Моя лаборатория в ИОХе была немногочисленна, кое-кто (например, К.Н. Анисимов) был еще в армии, и ослаблять металлоорганическую лабораторию в ИОХе было неразумно. Впрочем, одно исключение я сделал. Желая сплотить воедино коллектив двух металлоорганических лабораторий — в МГУ и в ИОХе, я условился с моей сотрудницей Н.Н. Новиковой, что она перейдет в МГУ. Она обладала ценными качествами, которые, по моему мнению, должны были обеспечить успех сплочения. В МГУ собирались мои предвоенные сотрудники, которых жизнь разбросала: И.Ф. Луценко, В.А. Сазонова, К.А. Печерская, в аспирантуру поступили Э.Г. Перевалова[240]
и Т.П. Толстая, значительно позднее, по окончании войны, демобилизовался и вернулся Н.К. Кочетков, который работал у меня в Институте тонкой химической технологии перед войной.В 1945 г. в старый сабанеевский кабинет — «сабанет», который я избрал в качестве своего кабинета, ко мне заявились два юных офицера. Они выразили желание работать у меня. В 1941 г. они были «ускоренно» выпущены с химического факультета МГУ и хотели вернуться к химии. Первый был Ю.А. Жданов[241]
, второй О.А. Реутов, оба коммунисты, боевые офицеры. Я был рад такому пополнению. Они начали работать, получив темы. К моему горю, Н.Н. Новикова погибла еще в военное время, и обе металлоорганические лаборатории остались «связанными» лишь мной.Я не описываю последние месяцы войны, явно и зримо приближавшейся к победе и все еще несущей нам тяжелые потери (об этом много написано). О Сталинградской битве я знал теперь от ее участника О.А. Реутова. Нас радовали салюты с пушечным громом и ярким блистанием фейерверков, посвященные освобождению крупных городов. Мы знали заранее, что готовится салют, еще не прочитав об этом в газетах, так как видели группы зениток на прицепах, отправлявшихся в свой салютный маршрут. Уже перестали закрывать небо Москвы на ночь серебристыми привязанными аэростатами — «колбасами». Потом снято было и затемнение. Страшные сведения поступали с территории Польши и Германии о лагерях смерти с крематориями, об автомобилях-душегубках, складах женских волос, грудах детской обуви, изделиях из человеческой кожи, ужасах, от которых холодело сердце и ненавистью наливалась душа.

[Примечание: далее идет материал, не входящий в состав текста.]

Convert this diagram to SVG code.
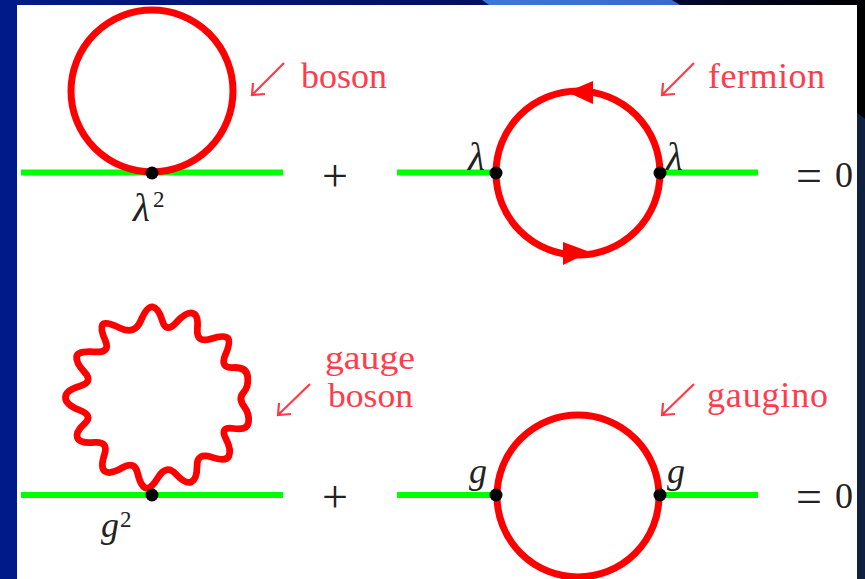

И вот настало 9 Мая! Самый светлый май в жизни каждого из нас. На 24 июня я получил два билета на Парад Победы. Мы стояли с Ниной Владимировной на трибунах справа от Мавзолея. Шел веселый майский дождь, как будто смешавший слезы и радость. Я впервые видел легендарных Рокоссовского, командующего парадом, и Жукова, принимающего парад, прогарцевавших по брусчатке. Двинулись церемониальным маршем самые прославленные из прославленных воинские части. А думалось о параде 7 ноября 1941 г. в полуопустевшей Москве, ощерившейся на заставах надолбами и рельсами, когда враг подошел чуть ли не к Химкам. Наконец наступил кульминационный момент Парада Победы: красноармейцы бросали наклоненные фашистские знамена к подножью Мавзолея. Много раз я бывал на Красной площади: и в потоке демонстрантов в студенческие времена, и на трибунах, но по особому состоянию духа, соединяющему восторг победы и лицезрения героев и грусти о тех, кого уже не увидишь, никогда ничего похожего не было.